*SHORT PROBLEM*
How many lines in the records below hold the string "that"? Answer with the number alone.

Lines of data:
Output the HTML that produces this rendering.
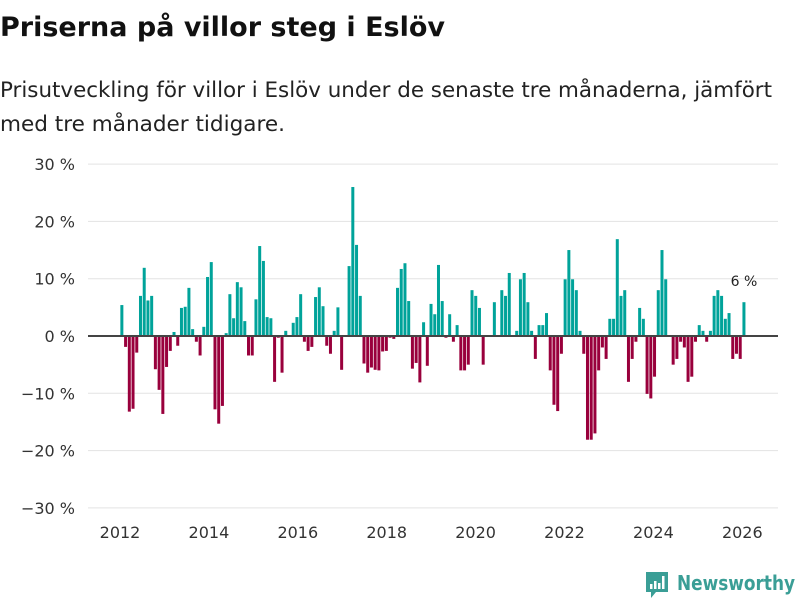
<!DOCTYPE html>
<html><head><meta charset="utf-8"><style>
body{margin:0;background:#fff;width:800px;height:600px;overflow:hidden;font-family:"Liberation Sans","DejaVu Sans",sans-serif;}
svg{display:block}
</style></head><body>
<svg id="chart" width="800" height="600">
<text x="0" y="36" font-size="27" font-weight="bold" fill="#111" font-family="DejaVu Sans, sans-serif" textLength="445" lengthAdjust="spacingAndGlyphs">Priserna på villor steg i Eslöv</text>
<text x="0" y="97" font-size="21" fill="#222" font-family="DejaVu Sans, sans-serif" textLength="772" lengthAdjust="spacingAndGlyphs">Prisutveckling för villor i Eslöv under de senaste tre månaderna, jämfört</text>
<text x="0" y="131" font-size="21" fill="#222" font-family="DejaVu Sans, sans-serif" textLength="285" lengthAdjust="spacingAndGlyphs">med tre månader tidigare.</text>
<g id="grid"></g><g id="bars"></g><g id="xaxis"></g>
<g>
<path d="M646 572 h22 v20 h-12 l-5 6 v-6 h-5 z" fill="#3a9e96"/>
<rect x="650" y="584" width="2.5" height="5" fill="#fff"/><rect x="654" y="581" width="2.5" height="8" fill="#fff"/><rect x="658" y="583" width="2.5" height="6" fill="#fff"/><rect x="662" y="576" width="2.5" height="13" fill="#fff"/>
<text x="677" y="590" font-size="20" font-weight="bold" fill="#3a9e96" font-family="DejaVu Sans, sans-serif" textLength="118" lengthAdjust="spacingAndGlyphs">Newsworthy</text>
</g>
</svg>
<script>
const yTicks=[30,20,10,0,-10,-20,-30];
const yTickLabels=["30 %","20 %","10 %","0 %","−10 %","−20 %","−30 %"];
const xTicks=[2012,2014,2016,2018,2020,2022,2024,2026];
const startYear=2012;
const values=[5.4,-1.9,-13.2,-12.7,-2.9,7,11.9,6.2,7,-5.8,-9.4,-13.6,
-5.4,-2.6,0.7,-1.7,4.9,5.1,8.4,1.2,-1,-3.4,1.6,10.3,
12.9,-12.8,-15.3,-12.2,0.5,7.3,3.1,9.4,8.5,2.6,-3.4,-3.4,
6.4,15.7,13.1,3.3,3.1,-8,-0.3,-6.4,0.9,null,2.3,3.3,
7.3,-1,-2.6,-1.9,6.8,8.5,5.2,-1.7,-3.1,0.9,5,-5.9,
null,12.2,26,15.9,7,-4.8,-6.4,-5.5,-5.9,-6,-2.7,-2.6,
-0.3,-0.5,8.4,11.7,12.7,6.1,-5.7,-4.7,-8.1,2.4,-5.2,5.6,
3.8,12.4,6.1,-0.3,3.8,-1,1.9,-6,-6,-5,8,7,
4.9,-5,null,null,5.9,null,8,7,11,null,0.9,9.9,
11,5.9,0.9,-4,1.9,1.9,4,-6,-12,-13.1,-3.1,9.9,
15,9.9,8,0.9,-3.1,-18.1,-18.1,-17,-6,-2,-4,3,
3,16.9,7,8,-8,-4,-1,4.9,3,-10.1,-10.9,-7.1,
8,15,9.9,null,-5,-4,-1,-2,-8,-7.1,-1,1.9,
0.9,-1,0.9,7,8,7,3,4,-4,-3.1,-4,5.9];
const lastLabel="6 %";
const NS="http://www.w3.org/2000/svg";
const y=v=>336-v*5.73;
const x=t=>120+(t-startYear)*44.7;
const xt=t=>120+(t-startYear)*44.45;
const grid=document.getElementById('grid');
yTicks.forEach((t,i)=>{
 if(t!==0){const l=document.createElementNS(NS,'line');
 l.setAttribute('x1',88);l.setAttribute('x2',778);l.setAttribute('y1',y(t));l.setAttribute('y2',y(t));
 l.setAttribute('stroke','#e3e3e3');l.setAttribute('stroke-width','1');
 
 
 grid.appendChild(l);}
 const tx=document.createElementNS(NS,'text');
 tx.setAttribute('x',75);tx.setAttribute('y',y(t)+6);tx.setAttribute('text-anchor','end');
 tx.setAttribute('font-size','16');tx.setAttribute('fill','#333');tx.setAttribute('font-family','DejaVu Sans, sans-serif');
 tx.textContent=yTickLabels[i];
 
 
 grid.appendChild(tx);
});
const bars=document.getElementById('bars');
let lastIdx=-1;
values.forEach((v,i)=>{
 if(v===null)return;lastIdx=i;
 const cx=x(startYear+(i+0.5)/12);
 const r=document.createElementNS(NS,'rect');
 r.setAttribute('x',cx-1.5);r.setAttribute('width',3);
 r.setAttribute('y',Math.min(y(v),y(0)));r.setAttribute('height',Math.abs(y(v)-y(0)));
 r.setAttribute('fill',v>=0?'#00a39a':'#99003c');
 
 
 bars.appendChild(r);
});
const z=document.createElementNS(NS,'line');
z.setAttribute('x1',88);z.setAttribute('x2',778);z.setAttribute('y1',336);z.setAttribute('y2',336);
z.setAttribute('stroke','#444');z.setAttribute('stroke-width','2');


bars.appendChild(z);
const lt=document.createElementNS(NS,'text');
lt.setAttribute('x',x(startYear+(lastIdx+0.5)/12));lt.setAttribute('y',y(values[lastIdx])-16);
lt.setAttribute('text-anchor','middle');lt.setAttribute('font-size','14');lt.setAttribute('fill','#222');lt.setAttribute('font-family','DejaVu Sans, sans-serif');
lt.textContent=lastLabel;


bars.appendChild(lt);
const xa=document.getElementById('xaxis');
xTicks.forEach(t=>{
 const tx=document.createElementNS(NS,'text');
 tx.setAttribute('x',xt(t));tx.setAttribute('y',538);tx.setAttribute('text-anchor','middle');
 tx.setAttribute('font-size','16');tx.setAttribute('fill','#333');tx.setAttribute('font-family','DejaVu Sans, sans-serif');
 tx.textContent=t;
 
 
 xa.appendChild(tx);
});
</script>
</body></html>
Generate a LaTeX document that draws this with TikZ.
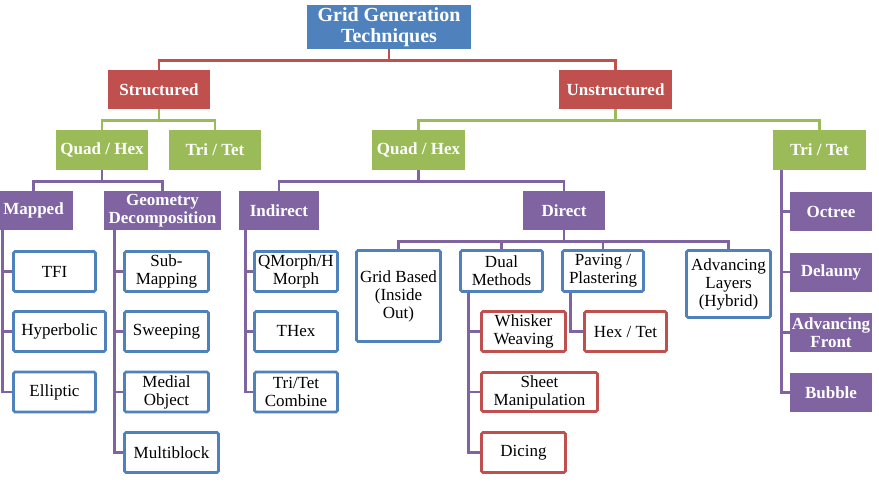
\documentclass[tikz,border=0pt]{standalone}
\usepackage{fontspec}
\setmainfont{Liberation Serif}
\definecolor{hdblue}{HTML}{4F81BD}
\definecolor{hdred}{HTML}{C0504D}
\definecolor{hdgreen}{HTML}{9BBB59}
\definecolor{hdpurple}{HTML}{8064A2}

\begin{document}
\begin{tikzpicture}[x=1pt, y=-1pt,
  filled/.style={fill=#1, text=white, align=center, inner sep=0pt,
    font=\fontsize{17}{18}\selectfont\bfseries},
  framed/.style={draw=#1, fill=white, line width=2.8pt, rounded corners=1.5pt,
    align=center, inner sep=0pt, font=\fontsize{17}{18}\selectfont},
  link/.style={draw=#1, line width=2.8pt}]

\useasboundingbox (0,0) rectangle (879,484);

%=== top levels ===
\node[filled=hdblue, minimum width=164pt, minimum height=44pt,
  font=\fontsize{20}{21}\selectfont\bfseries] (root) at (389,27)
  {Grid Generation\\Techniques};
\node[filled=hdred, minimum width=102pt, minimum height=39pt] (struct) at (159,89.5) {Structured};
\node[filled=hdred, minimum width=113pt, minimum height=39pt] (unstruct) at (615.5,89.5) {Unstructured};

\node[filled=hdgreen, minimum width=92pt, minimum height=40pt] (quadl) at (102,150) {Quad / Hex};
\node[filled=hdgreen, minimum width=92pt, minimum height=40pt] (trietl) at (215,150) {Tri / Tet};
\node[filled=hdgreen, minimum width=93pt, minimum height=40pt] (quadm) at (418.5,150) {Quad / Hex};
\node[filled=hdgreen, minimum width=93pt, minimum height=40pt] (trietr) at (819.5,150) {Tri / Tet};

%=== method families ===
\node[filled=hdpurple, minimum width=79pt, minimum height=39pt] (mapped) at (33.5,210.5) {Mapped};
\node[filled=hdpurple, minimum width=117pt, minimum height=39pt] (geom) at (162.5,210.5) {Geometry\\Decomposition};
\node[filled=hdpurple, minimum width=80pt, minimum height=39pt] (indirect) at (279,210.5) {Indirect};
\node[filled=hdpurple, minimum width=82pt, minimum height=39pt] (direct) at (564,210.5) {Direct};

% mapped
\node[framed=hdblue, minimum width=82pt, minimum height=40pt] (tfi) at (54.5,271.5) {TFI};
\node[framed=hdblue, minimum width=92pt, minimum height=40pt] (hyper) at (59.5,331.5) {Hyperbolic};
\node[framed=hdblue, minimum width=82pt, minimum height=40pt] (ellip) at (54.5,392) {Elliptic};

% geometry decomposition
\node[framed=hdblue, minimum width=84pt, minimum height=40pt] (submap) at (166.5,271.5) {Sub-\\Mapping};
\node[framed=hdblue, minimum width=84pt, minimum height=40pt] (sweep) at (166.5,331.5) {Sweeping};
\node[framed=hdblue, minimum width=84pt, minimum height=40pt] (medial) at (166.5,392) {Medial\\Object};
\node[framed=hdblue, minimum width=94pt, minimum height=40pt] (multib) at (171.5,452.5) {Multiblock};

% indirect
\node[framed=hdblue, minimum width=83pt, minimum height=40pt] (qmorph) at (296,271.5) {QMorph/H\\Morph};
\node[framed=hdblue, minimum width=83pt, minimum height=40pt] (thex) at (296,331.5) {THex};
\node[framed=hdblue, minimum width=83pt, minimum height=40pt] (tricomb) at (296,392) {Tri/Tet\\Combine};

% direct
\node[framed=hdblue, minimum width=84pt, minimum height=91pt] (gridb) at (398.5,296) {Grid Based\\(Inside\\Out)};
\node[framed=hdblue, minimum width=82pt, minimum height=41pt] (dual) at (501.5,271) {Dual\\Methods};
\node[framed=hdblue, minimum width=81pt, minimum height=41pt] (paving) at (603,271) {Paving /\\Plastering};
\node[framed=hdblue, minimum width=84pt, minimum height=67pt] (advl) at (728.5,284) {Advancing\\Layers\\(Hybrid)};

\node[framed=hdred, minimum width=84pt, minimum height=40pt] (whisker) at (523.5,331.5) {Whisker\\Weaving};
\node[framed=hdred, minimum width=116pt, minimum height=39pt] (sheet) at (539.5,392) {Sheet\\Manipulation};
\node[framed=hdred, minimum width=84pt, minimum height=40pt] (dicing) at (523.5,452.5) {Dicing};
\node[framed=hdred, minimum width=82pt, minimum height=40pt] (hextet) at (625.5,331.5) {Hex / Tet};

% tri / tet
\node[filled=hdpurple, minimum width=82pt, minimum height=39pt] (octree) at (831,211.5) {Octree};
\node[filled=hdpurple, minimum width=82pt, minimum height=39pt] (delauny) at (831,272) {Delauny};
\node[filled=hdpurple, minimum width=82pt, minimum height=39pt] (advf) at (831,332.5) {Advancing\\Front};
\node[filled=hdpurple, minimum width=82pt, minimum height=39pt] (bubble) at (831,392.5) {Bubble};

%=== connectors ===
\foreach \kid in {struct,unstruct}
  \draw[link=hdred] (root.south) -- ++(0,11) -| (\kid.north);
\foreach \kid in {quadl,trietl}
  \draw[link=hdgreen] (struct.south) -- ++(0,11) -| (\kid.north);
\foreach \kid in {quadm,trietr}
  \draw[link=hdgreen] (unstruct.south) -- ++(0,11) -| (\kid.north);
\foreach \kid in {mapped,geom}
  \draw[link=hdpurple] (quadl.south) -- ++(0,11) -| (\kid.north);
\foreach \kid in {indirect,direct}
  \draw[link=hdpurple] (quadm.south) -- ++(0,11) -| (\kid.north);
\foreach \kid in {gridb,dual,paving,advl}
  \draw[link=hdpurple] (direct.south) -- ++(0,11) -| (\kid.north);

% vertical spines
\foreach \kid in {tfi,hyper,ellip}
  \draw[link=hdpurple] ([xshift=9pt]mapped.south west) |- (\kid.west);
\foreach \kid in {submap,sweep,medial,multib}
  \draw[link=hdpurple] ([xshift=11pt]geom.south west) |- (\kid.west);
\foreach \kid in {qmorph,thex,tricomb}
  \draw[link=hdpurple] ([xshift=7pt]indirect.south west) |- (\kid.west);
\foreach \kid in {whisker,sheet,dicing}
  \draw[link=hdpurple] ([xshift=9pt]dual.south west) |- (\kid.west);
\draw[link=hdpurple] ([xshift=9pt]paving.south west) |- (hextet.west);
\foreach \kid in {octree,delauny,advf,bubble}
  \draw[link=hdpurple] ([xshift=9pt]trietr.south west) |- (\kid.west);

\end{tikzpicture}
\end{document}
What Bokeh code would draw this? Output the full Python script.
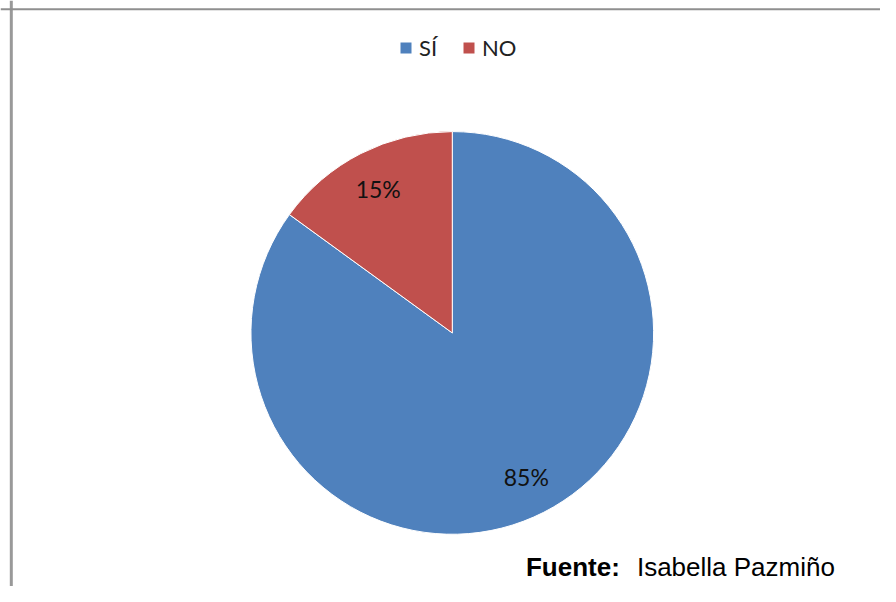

*RESPONSE TO THE TASK*
2